Not if youre Joe Chinese Dev wanting to collaborate with an OSS project hosted on Github. "Hey, can you guys move everything to this service that doesn't block China so I can send you push requests/issues/etc" is probably going to go nowhere.
Sure they can. You find a dev working on that project and say "Hey, can you make your git repository public so I can push some commits to you?" As far as git (not GitHub) is concerned, every local copy of the repository is just as much the "true" one as the one hosted on GitHub, and you can push commits to any of them, which will get merged in when a GitHub committer pushes to GitHub's remote.
I was doing some analytics on various crypto projects on GitHub, and was surprised by the number of them that had authors without GitHub accounts. These show up in the commit API as having 'author' and/or 'committer' as null (the commit itself has an author that's whatever you set your "git config user.name/email", which may not be a registered GitHub user). You have to handle these cases or your analytics script will crash very soon, because it's a pretty common case.

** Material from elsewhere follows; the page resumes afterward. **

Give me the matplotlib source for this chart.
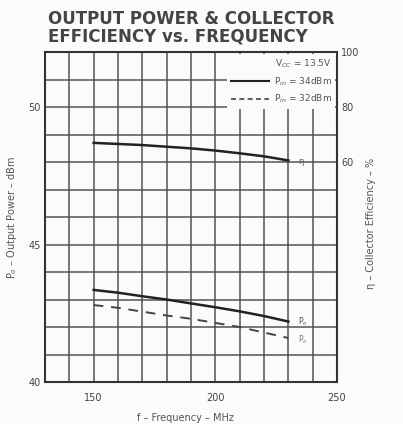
import matplotlib
matplotlib.use("Agg")
import matplotlib.pyplot as plt
from matplotlib.lines import Line2D

# Data
freq = [150, 160, 170, 180, 190, 200, 210, 220, 230]
eff = [67.0, 66.6, 66.2, 65.6, 65.0, 64.2, 63.2, 62.1, 60.6]
pout_34 = [43.35, 43.25, 43.12, 43.0, 42.86, 42.72, 42.57, 42.4, 42.2]
pout_32 = [42.8, 42.7, 42.56, 42.42, 42.3, 42.15, 42.0, 41.8, 41.6]
x_ticks = [150, 200, 250]
y_ticks = [40, 45, 50]
r_ticks = [60, 80, 100]

title = "OUTPUT POWER & COLLECTOR\nEFFICIENCY vs. FREQUENCY"

fig = plt.figure(figsize=(4.03, 4.24), dpi=100)
fig.patch.set_facecolor("#fbfbfa")
ax = fig.add_axes([0.1117, 0.099, 0.7246, 0.778])
ax.set_facecolor("#fbfbfa")
ax.set_xlim(130, 250)
ax.set_ylim(40, 52)

# grid every 10 MHz / 1 dBm
ax.set_xticks(range(130, 251, 10), minor=True)
ax.set_yticks(range(40, 53, 1), minor=True)
ax.set_xticks(x_ticks)
ax.set_yticks(y_ticks)
ax.grid(True, which="both", color="#4a4a4a", lw=1.3, alpha=0.8)
ax.tick_params(which="both", length=0, labelsize=7, colors="#444444", pad=3)
ax.tick_params(axis="x", pad=8)
for s in ax.spines.values():
    s.set_color("#333333")
    s.set_linewidth(1.5)

ax.plot(freq, pout_34, color="#222222", lw=1.8, zorder=5)
ax.plot(freq, pout_32, color="#444444", lw=1.4, ls=(0, (5, 4)), zorder=5)

ax2 = ax.twinx()
ax2.set_ylim(-20, 100)
ax2.set_yticks(r_ticks)
ax2.tick_params(length=0, labelsize=7, colors="#444444", pad=3)
for s in ax2.spines.values():
    s.set_visible(False)
ax2.plot(freq, eff, color="#222222", lw=1.8, zorder=5)

ax.text(234, 42.2, "P$_o$", fontsize=5.5, color="#555555", va="center")
ax.text(234, 41.55, "P$_o$", fontsize=5.5, color="#777777", va="center")
ax2.text(234, 60.4, "η", fontsize=6, color="#555555", va="center")

handles = [Line2D([], [], color="#222222", lw=1.5),
           Line2D([], [], color="#444444", lw=1.2, ls=(0, (3, 2)))]
leg = ax.legend(handles, ["P$_{in}$ = 34dBm", "P$_{in}$ = 32dBm"],
                title="V$_{CC}$ = 13.5V", loc="upper right", fontsize=6.5,
                title_fontsize=6.5, frameon=True, borderaxespad=0.2,
                handlelength=4.2, labelspacing=0.6, borderpad=0.35,
                handletextpad=0.6)
leg.get_frame().set_facecolor("#fbfbfa")
leg.get_frame().set_edgecolor("none")
leg.get_frame().set_alpha(1)
leg._legend_box.align = "right"
for t in leg.get_texts():
    t.set_color("#555555")
leg.get_title().set_color("#555555")
leg.set_zorder(10)

fig.text(0.12, 0.892, title, fontsize=12, fontweight="bold", color="#444444",
         ha="left", va="bottom", linespacing=1.0)
ax.set_ylabel("P$_o$ – Output Power – dBm", fontsize=7, color="#555555")
ax.yaxis.set_label_coords(-0.09, 0.5)
ax2.set_ylabel("η – Collector Efficiency – %", fontsize=7, color="#555555")
ax2.yaxis.set_label_coords(1.10, 0.48)
ax.set_xlabel("f – Frequency – MHz", fontsize=7, color="#555555")
ax.xaxis.set_label_coords(0.48, -0.095)

fig.savefig("out.png", dpi=100, facecolor=fig.get_facecolor())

Sure, if a project insists on staying on github. But a lack of github does not mean you can't cooperate. You only miss the extra features that github adds. Which are certainly nice, but not essential to use git effectively.
They can use git. They can use mailing lists. They can use carrier pigeons to exchange pull requests. That's not what the concern is about.
If the OSS project says that all collaboration work has to happen on their Github projects, and Github's forced to block China - then Chinese devs would no longer able to collaborate.
They would need someone outside China to be willing to take their pull request/log an issue/etc.
Sure, but that's not the issue I'm addressing here. If a project insists on github no matter what, and github gets blocked, and the project keeps insisting on github, obviously that's a problem. Nobody is denying that. It's obvious.
My point is to underscore the point of the ancestor of this thread: that you (the project) don't need github. You can use all the strength of git without github.
It will be possible to create a bridge bot, between e.g. GitLab and GitHub, through their API to synchronize PRs, issues, commits, etc automatically. So this particular problem is solvable.
Not if youre Joe Chinese Dev wanting to collaborate with an OSS project hosted on Github. "Hey, can you guys move everything to this service that doesn't block China so I can send you push requests/issues/etc" is probably going to go nowhere.